Skip to content

Using MadLib Packman 2

jhellerstein edited this page Dec 19, 2010 · 6 revisions

Using MadLib PackMan

These instructions and the attached rpm assume you have greenplum in /usr/local/greenplum-db, and a gpadmin user account with sudo privileges.

  1. Make sure you have Python setuptools installed. If you're using Greenplum, you'll need to do this manually. Log into your gpadmin account, make sure you've sourced the greenplum paths, and do the following:
     cd /tmp
     wget http://pypi.python.org/packages/2.6/s/setuptools/setuptools-0.6c11-py2.6.egg#md5=bfa92100bd772d5a213eedd356d64086
     sh setuptools-0.6c11-py2.6.egg
  1. Install the python libraries used by the madlib installer.
     export CFLAGS="-L/usr/local/greenplum-db/ext/python/lib/ -L /usr/local/greenplum-db/lib/"
     /usr/local/greenplum-db/ext/python/bin/easy_install argparse hashlib pyyaml sqlparse psycopg2
  1. Change directory into the madlib-contrib root. You now have two choices: build an rpm for distribution and install it, or simply install the python code you have. The former is more like what will happen eventually, the latter is easier for madlib developers.

    a. Option 1: Build rpm and Install.

     python setup.py bdist_rpm
     cd dist
     rpm -Uvh madlib-0.01-1.noarch.rpm 
     sudo chown -R gpadmin /usr/local/greenplum-db/ext/python/lib/python2.6/site-packages/mad*
  b. **Option 2: Install directly from the repo.**
     python setup.py install
  1. In your newly-installed madpy extension, use vi (or substitute your favorite editor) to edit the madpy/Config.yml file to reflect your information. You'll likely only need to change the connect_args, but you may want to change the other fields as well.
     vi /usr/local/greenplum-db/ext/python/lib/python2.6/site-packages/madpy/Config.yml
  1. Now that the python libraries are installed in the filesystem, it's time to build the database extensions and install them. Make sure you have already defined the apprioriate madlib schema in the appropriate database (the schema and database specified in your madpy/Config.yml in the previous step).
     madpack install
  1. To undo things, you want to uninstall the extensions from the database, and remove the rpm if you installed that way.
     madpack uninstall
     sudo rpm -e madlib

Adding methods to the Package Manager config

Information about packages is stored in two places.

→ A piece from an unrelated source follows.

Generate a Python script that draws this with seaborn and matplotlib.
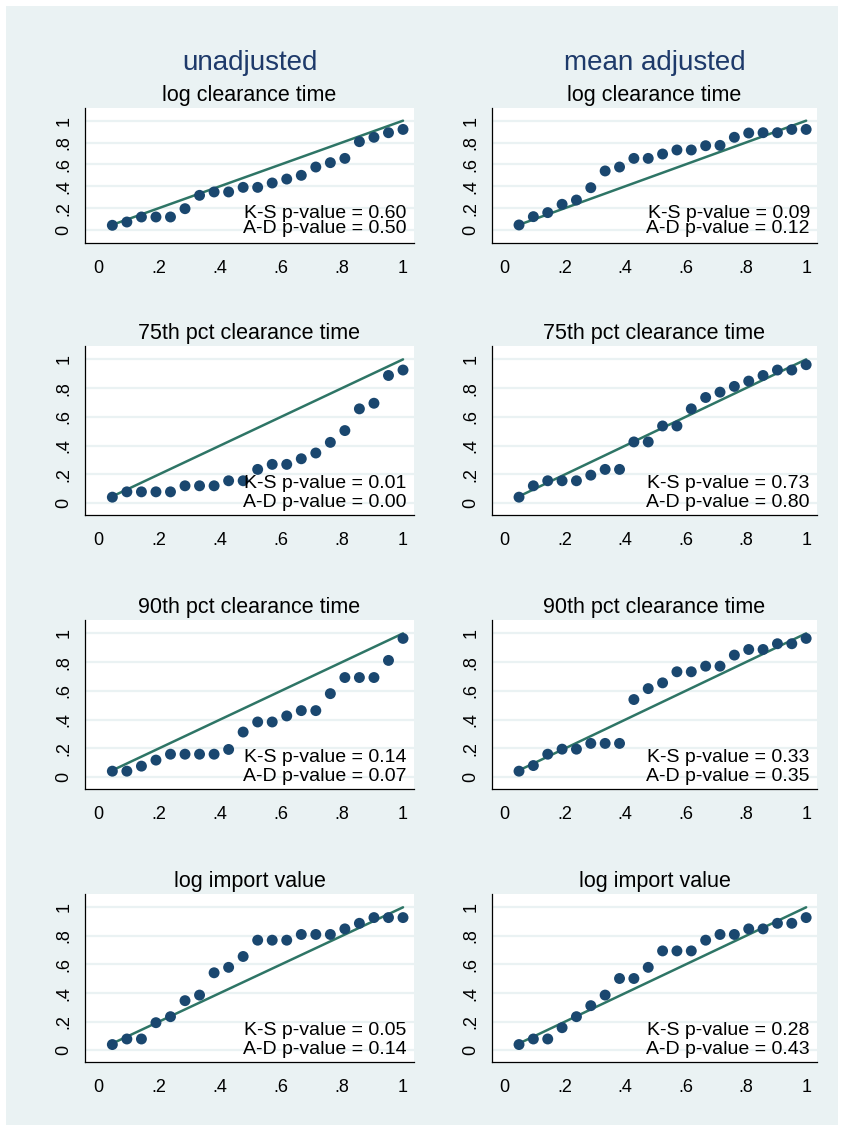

  1. Installation configuration is in madpy/Config.yml. The format is fairly straightforward: you specify a unique name for your method (which should be the directory name under methods in the repo) and a desired port to install (which should be the directory name under <yourmethod>/src.) If you like, you can also place a Config.yml file into some directory //Config.yml in your filesystem, and run madpack -c /<path-to-dir> install.)
  2. Each port directory should have an Install.yml file that specifies SQL scripts to roll "forward" (fw) and "backward" (bw). A module keys is also required (but is unused as of now so this may change). See sketch/src/extended_sql/pg_gp/Install.yml for an example.

Note: the madpack script will attempt to run make install in the port directory, which you can use to generate appropriate SQL install directory references via the use of pgxs. SQL scripts should use the string MADLIB_SCHEMA as the schema before any function or table names; this will be replaced by the value of the target_schema in Config.yml. See sketch/src/extended_sql/pg_gp/sketches.sql.in for an example.